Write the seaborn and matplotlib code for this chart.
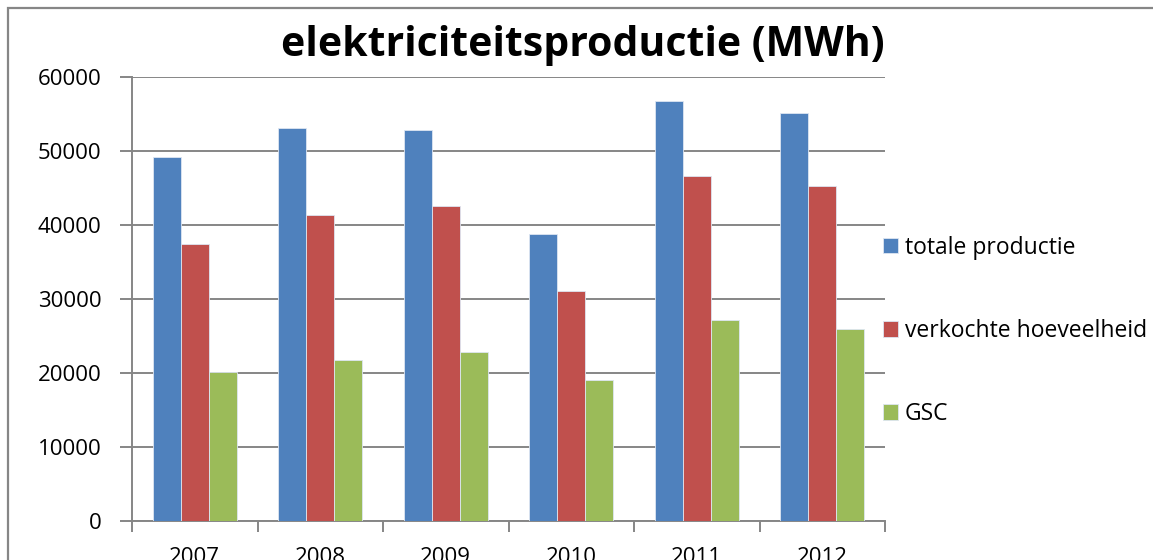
import pandas as pd
import matplotlib.pyplot as plt
import matplotlib.patches as mpatches
from matplotlib.ticker import FixedLocator
import seaborn as sns

# values (MWh)
years = ["2007", "2008", "2009", "2010", "2011", "2012"]
totale_productie = [49150, 53150, 52790, 38830, 56710, 55180]
verkochte_hoeveelheid = [37470, 41310, 42610, 31040, 46620, 45230]
gsc = [20090, 21760, 22840, 19050, 27160, 25950]
series_names = ["totale productie", "verkochte hoeveelheid", "GSC"]
y_ticks = [0, 10000, 20000, 30000, 40000, 50000, 60000]

df = pd.DataFrame({
    "jaar": years * 3,
    "reeks": [series_names[0]] * 6 + [series_names[1]] * 6 + [series_names[2]] * 6,
    "waarde": totale_productie + verkochte_hoeveelheid + gsc,
})

sns.set_style("white")
plt.rcParams["font.family"] = ["Open Sans", "DejaVu Sans"]
plt.rcParams["text.color"] = "black"
plt.rcParams["xtick.color"] = "black"
plt.rcParams["ytick.color"] = "black"

grid_grey = "#868686"
colors = ["#4F81BD", "#C0504D", "#9BBB59"]

fig = plt.figure(figsize=(11.53, 5.6), dpi=100)
ax = fig.add_axes([132 / 1153, 39 / 560, 753 / 1153, 444 / 560])

sns.barplot(data=df, x="jaar", y="waarde", hue="reeks", palette=colors, saturation=1,
            width=2 / 3, edgecolor="#dde6f2", linewidth=0.6, ax=ax, zorder=3)

ax.set_xlim(-0.5, 5.5)
ax.set_ylim(0, 60000)
ax.set_yticks(y_ticks)
ax.set_yticklabels([str(t) for t in y_ticks], fontsize=16)
ax.yaxis.grid(True, color=grid_grey, linewidth=1.4, zorder=0)
ax.set_axisbelow(True)

ax.xaxis.set_minor_locator(FixedLocator([i - 0.5 for i in range(7)]))
ax.tick_params(axis="x", which="major", length=0, pad=19, labelsize=16)
ax.tick_params(axis="x", which="minor", length=8, width=1.4, color=grid_grey, bottom=True)
ax.tick_params(axis="y", length=9, width=1.4, color=grid_grey, left=True, pad=13)

for side in ["top", "right"]:
    ax.spines[side].set_visible(False)
for side in ["left", "bottom"]:
    ax.spines[side].set_color(grid_grey)
    ax.spines[side].set_linewidth(1.4)

ax.set_xlabel("")
ax.set_ylabel("")

handles, labels = ax.get_legend_handles_labels()
ax.legend_.remove()
fig.legend(handles, labels, loc="center left", bbox_to_anchor=(874 / 1153, 1 - 331 / 560),
           frameon=False, fontsize=16.5, handlelength=0.65, handleheight=0.65,
           handletextpad=0.3, labelspacing=2.58, borderaxespad=0)

fig.text(583 / 1153, 1 - 46 / 560, "elektriciteitsproductie (MWh)", ha="center", va="center",
         fontsize=29.5, fontweight="bold")

# outer chart frame, cut off at the right and bottom like the reference
fig.patches.append(mpatches.Rectangle((8 / 1153, -0.1), 1.2, 1 - 8 / 560 + 0.1,
                                      transform=fig.transFigure, fill=False,
                                      edgecolor=grid_grey, linewidth=1.6))

fig.savefig("out.png", dpi=100)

→ Written problem
Reproduce every line exactly and omit all pictures.

→ Task response
Write the seaborn and matplotlib code for this chart.
import pandas as pd
import matplotlib.pyplot as plt
import matplotlib.patches as mpatches
from matplotlib.ticker import FixedLocator
import seaborn as sns

# values (MWh)
years = ["2007", "2008", "2009", "2010", "2011", "2012"]
totale_productie = [49150, 53150, 52790, 38830, 56710, 55180]
verkochte_hoeveelheid = [37470, 41310, 42610, 31040, 46620, 45230]
gsc = [20090, 21760, 22840, 19050, 27160, 25950]
series_names = ["totale productie", "verkochte hoeveelheid", "GSC"]
y_ticks = [0, 10000, 20000, 30000, 40000, 50000, 60000]

df = pd.DataFrame({
    "jaar": years * 3,
    "reeks": [series_names[0]] * 6 + [series_names[1]] * 6 + [series_names[2]] * 6,
    "waarde": totale_productie + verkochte_hoeveelheid + gsc,
})

sns.set_style("white")
plt.rcParams["font.family"] = ["Open Sans", "DejaVu Sans"]
plt.rcParams["text.color"] = "black"
plt.rcParams["xtick.color"] = "black"
plt.rcParams["ytick.color"] = "black"

grid_grey = "#868686"
colors = ["#4F81BD", "#C0504D", "#9BBB59"]

fig = plt.figure(figsize=(11.53, 5.6), dpi=100)
ax = fig.add_axes([132 / 1153, 39 / 560, 753 / 1153, 444 / 560])

sns.barplot(data=df, x="jaar", y="waarde", hue="reeks", palette=colors, saturation=1,
            width=2 / 3, edgecolor="#dde6f2", linewidth=0.6, ax=ax, zorder=3)

ax.set_xlim(-0.5, 5.5)
ax.set_ylim(0, 60000)
ax.set_yticks(y_ticks)
ax.set_yticklabels([str(t) for t in y_ticks], fontsize=16)
ax.yaxis.grid(True, color=grid_grey, linewidth=1.4, zorder=0)
ax.set_axisbelow(True)

ax.xaxis.set_minor_locator(FixedLocator([i - 0.5 for i in range(7)]))
ax.tick_params(axis="x", which="major", length=0, pad=19, labelsize=16)
ax.tick_params(axis="x", which="minor", length=8, width=1.4, color=grid_grey, bottom=True)
ax.tick_params(axis="y", length=9, width=1.4, color=grid_grey, left=True, pad=13)

for side in ["top", "right"]:
    ax.spines[side].set_visible(False)
for side in ["left", "bottom"]:
    ax.spines[side].set_color(grid_grey)
    ax.spines[side].set_linewidth(1.4)

ax.set_xlabel("")
ax.set_ylabel("")

handles, labels = ax.get_legend_handles_labels()
ax.legend_.remove()
fig.legend(handles, labels, loc="center left", bbox_to_anchor=(874 / 1153, 1 - 331 / 560),
           frameon=False, fontsize=16.5, handlelength=0.65, handleheight=0.65,
           handletextpad=0.3, labelspacing=2.58, borderaxespad=0)

fig.text(583 / 1153, 1 - 46 / 560, "elektriciteitsproductie (MWh)", ha="center", va="center",
         fontsize=29.5, fontweight="bold")

# outer chart frame, cut off at the right and bottom like the reference
fig.patches.append(mpatches.Rectangle((8 / 1153, -0.1), 1.2, 1 - 8 / 560 + 0.1,
                                      transform=fig.transFigure, fill=False,
                                      edgecolor=grid_grey, linewidth=1.6))

fig.savefig("out.png", dpi=100)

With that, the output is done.